- Given exercise: The answer is one number: how many lines in the data below hold "matplotlib".

>> BEGIN

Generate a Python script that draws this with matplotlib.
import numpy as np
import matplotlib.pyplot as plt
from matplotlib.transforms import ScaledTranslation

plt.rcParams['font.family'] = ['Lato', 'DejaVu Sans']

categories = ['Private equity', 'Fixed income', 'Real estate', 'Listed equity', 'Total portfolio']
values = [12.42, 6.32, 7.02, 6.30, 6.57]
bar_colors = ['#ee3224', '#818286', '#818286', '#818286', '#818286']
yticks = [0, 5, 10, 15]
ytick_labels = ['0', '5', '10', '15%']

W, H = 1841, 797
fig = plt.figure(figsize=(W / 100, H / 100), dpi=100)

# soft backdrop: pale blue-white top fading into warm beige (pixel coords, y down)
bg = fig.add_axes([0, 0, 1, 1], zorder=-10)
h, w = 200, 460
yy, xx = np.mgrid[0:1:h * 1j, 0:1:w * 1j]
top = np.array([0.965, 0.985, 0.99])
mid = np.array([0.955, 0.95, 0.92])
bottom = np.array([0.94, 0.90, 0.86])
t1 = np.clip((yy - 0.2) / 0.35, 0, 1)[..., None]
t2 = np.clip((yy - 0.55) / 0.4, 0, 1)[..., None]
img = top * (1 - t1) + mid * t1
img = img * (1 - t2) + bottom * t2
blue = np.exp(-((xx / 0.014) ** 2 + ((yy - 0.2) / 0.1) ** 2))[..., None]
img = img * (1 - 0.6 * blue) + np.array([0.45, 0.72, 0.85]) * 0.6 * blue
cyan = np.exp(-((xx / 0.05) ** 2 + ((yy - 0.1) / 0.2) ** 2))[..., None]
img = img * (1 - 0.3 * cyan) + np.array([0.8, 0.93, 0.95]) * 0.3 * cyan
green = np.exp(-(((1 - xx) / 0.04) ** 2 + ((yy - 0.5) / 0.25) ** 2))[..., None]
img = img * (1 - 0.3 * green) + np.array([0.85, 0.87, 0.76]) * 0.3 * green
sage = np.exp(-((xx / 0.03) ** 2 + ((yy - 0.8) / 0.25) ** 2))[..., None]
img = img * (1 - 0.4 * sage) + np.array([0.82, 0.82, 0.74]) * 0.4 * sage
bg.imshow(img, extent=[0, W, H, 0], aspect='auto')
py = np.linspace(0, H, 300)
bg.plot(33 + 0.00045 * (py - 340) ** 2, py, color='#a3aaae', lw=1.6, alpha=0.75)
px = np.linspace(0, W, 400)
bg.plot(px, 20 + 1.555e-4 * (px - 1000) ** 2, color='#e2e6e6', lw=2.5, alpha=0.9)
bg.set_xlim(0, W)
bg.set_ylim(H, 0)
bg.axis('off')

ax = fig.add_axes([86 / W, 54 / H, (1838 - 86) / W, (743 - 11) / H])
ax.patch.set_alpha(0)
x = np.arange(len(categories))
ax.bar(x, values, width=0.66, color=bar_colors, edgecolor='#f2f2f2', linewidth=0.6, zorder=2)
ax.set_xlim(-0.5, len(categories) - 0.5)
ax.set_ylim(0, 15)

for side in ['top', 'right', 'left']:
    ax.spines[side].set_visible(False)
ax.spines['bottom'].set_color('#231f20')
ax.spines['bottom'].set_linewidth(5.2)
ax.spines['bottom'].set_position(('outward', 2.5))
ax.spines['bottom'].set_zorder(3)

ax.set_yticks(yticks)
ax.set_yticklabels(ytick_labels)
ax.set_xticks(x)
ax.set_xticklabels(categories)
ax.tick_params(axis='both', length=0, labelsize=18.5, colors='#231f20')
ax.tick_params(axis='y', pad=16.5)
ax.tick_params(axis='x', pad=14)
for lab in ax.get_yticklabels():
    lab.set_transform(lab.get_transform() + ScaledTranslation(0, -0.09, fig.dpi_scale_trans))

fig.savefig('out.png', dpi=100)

>> END

- Solution: 3